Deck or Engine


New Member
Nov 21, 2022
Having a very difficult time deciding between a deck major or an engine major. I feel like I would enjoy deck more as a career, but I also hear that engine is more sought after and transferable to other careers.

I’ve heard they give you classes in each to give you a better understanding of deck/engine before choosing, but do you learn enough in those classes to truly experience and understand what life in each career is like?

Also, for someone who may be interested in going for an active duty slot, is there any benefit in engine over deck, or vice versa?
You will get a lot of opinions on this topic, both while at school and from alumni. Here are my random thoughts from having two KP kids, one active duty and one who went to sea after graduation. Yes, the survey classes will give you a good idea what each will involve. Once you select which path to take, you will not be able to change your mind, so you are wise to give it a lot of thought now. Engineers are probably more sought after, but there are plenty of great jobs out there no matter which path you decide on. You used to be able to double major (called a dualie) but no more. The coast guard requirement for number of days at sea in either a deck or engine position to get your license is such that you cannot get licensed in both. My DS (class of '13) got both his 3rd mate license and his QMED (Qualified Member of the Engineering Department) (called a shopper) but that is also no longer available. He spent part of sea year working as a member of the deck department and part of sea year working in the engine department. He would tell you a couple things about his experience. As an engineer at sea your view never changes and your hearing will suffer. It is hot and loud in the engine room. The person in charge of the ship is a deckie (the captain) but the ship does not go anywhere without good engineers on board. Engineers have to get through a higher level of math than deckies, but both majors are highly technical and difficult. Engineers make fun of deckies because they think engineering is a more difficult path, but that is only because they have never had to pass celestial navigation. The required scores are higher to pass your 3rd mate deck license than your 3rd engineer license. The opportunities for your career are many no matter which path you decide on. As an engineer, you will have a ton of shoreside choices once your obligation is fulfilled such as working in a power plant. As a deckie you will also have a ton of choices,many of which are more in the business side of shipping such as logistics or being a broker (my DD's path). Once you select your path toward the end of plebe year, you will be segregated from the other path and all your classes will be with mids who are either engine or deck. There will be no overlap except as sea partners. I think that is why there is such a rivalry between the two paths. My opinion is that there are terrific opportunities to be had no matter which path you take. Good luck with your decision.
Engine is the harder curriculum, Deck has harder license exams.

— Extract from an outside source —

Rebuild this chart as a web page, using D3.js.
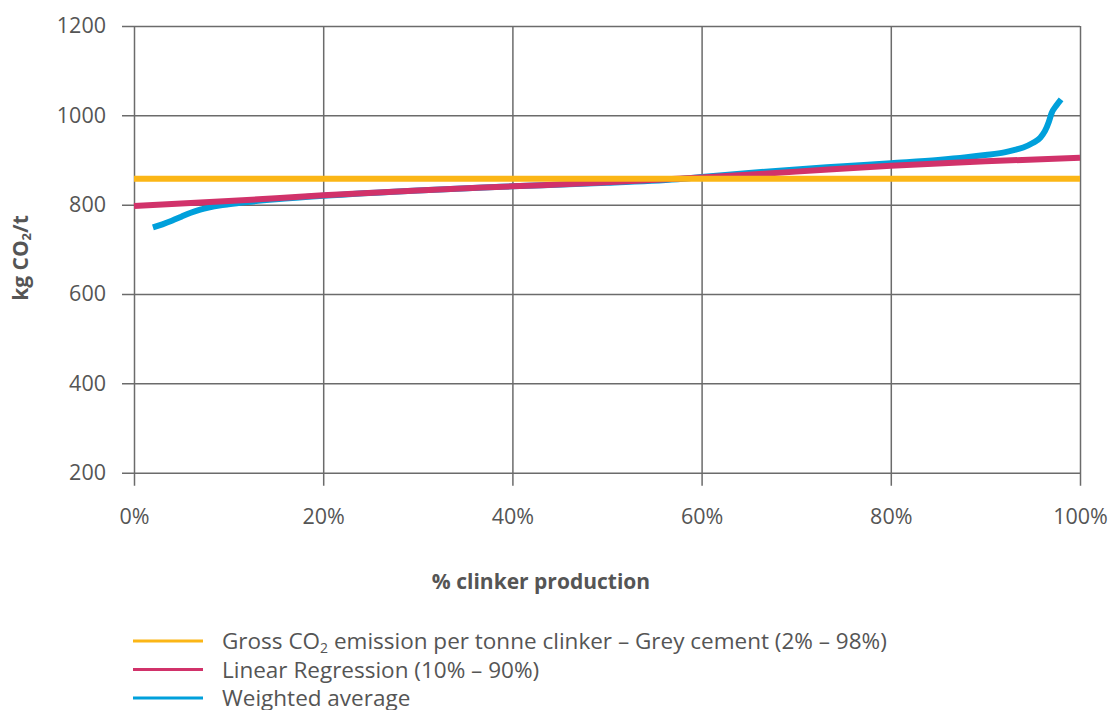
<!DOCTYPE html>
<html>
<head>
<meta charset="utf-8">
<script src="https://cdn.jsdelivr.net/npm/d3@7"></script>
<style>
  html, body { margin: 0; padding: 0; background: #fff; }
  svg text { font-family: "Open Sans", "Noto Sans", sans-serif; fill: #555; }
</style>
</head>
<body>
<svg id="chart" width="1112" height="710"></svg>
<script>
// x: share of clinker production (%), y: kg CO2 per tonne clinker
const xTicks = [0, 20, 40, 60, 80, 100];
const yTicks = [200, 400, 600, 800, 1000, 1200];

// Gross CO2 emission per tonne clinker, grey cement (2% – 98%)
const grossX = [0, 100];
const grossY = [858, 858];

// Linear regression (10% – 90%)
const regX = [0, 10, 20, 30, 40, 50, 60, 70, 80, 90, 100];
const regY = [797, 808, 821, 832, 841, 850, 861, 874, 887, 897, 905];

// Weighted average curve
const avgX = [2, 3, 4, 5, 6, 7, 8, 9, 10, 12, 15, 20, 30, 40, 50, 58, 60, 65, 70, 75, 80, 85, 88, 90, 92, 93, 94, 95, 95.8, 96.3, 96.7, 97.0, 97.5, 98];
const avgY = [749, 756, 764, 773, 782, 789, 794, 798, 801, 806, 812, 820, 832, 841, 849, 858, 862, 871, 879, 886, 893, 900, 906, 911, 917, 922, 928, 938, 950, 965, 985, 1005, 1022, 1036];

const legendItems = [
  { color: "#fbb616", parts: ["Gross CO", "2", " emission per tonne clinker – Grey cement (2% – 98%)"] },
  { color: "#d1326a", parts: ["Linear Regression (10% – 90%)"] },
  { color: "#00a0db", parts: ["Weighted average"] }
];

const svg = d3.select("#chart");
const plotLeft = 134, plotRight = 1080, plotTop = 26, plotBottom = 472.7;

const x = d3.scaleLinear().domain([0, 100]).range([plotLeft, plotRight]);
const y = d3.scaleLinear().domain([200, 1200]).range([plotBottom, plotTop]);

const gridColor = "#6b6b6b";

// horizontal grid lines with short outward ticks
svg.append("g")
  .attr("transform", `translate(${plotLeft},0)`)
  .call(d3.axisLeft(y).tickValues(yTicks).tickSize(-(plotRight - plotLeft)).tickSizeOuter(0).tickPadding(16).tickFormat(d3.format("d")))
  .call(g => g.select(".domain").remove())
  .call(g => g.selectAll(".tick line").attr("stroke", gridColor).attr("stroke-width", 1.5).attr("x1", -12))
  .call(g => g.selectAll(".tick text").attr("font-size", 21.5).style("fill", "#555").attr("x", -28));

// vertical grid lines with short ticks below the plot
svg.append("g")
  .attr("transform", `translate(0,${plotBottom})`)
  .call(d3.axisBottom(x).tickValues(xTicks).tickSize(-(plotBottom - plotTop)).tickSizeOuter(0).tickPadding(36).tickFormat(d => d + "%"))
  .call(g => g.select(".domain").remove())
  .call(g => g.selectAll(".tick line").attr("stroke", gridColor).attr("stroke-width", 1.5).attr("y1", 13))
  .call(g => g.selectAll(".tick text").attr("font-size", 21.5).style("fill", "#555"));

const line = d3.line().x(d => x(d[0])).y(d => y(d[1]));
const smooth = d3.line().x(d => x(d[0])).y(d => y(d[1])).curve(d3.curveMonotoneX);

const plot = svg.append("g").attr("fill", "none").attr("stroke-linecap", "butt");

plot.append("path")
  .datum(d3.zip(avgX, avgY))
  .attr("d", smooth)
  .attr("stroke", "#00a0db")
  .attr("stroke-width", 6);

plot.append("path")
  .datum(d3.zip(regX, regY))
  .attr("d", smooth)
  .attr("stroke", "#d1326a")
  .attr("stroke-width", 6);

plot.append("path")
  .datum(d3.zip(grossX, grossY))
  .attr("d", line)
  .attr("stroke", "#fbb616")
  .attr("stroke-width", 6);

// axis titles
svg.append("text")
  .attr("x", 541)
  .attr("y", 589)
  .attr("text-anchor", "middle")
  .attr("font-size", 21)
  .attr("font-weight", "bold")
  .text("% clinker production");

const yTitle = svg.append("text")
  .attr("transform", `translate(28,258) rotate(-90)`)
  .attr("text-anchor", "middle")
  .attr("font-size", 21)
  .attr("font-weight", "bold");
yTitle.append("tspan").text("kg CO");
yTitle.append("tspan").attr("font-size", 13).attr("dy", 3).text("2");
yTitle.append("tspan").attr("dy", -3).text("/t");

// legend
const legend = svg.append("g");
legendItems.forEach((item, i) => {
  const ly = 641 + i * 28.5;
  legend.append("line")
    .attr("x1", 133).attr("x2", 203)
    .attr("y1", ly).attr("y2", ly)
    .attr("stroke", item.color).attr("stroke-width", 3);
  const t = legend.append("text")
    .attr("x", 222).attr("y", ly + 8)
    .attr("font-size", 22.5);
  item.parts.forEach((p, j) => {
    if (j === 1) t.append("tspan").attr("font-size", 14).attr("dy", 4).text(p);
    else if (j === 2) t.append("tspan").attr("dy", -4).text(p);
    else t.append("tspan").text(p);
  });
});
</script>
</body>
</html>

Most important is to pick what you like to study. It is an extremely tough road if you don’t like your classes. You can have a very successful shoreside career in the maritime no matter which you choose, however it is true that engine is easier transfer outside the maritime industry.

As for Active Duty it really depends on what you want to do on Active Duty if one is more important than the other but the difference will be very minor honestly and to think about it to that degree is a bit overanalyzing. It used to be you had to be an engineer to go Navy Nuke for example but I believe that is no longer the case. If you want to do something non-shippy if you will like flight, I would just go straight deck, it honestly is the path of least resistance.
I went engine and then went Active duty Navy. They stuck me as Auxiliaries Officer in the Engineering dept on a destroyer and eventually became the. Main Propulsion Officer. I earned my SWO pin when I made jg. A little harder to do from the bowels of the ship but doable. If your gonna go Navy Flight I recommend going deck. Its the easier of the 2 curriculums. The marine engineering degree is essentially a mechanical engineering degree with trade skills included like welding, pipefitting, hvac maintenance and diesel maintenance. These are all skills an engineer aboard an oceanliner will need to do his job. What I liked about it is your skills are definitely needed ashore. After I left AD I went back to sailing as an engineer in the MM and when I was home on vacation I'd double dip as a powerplant engineer.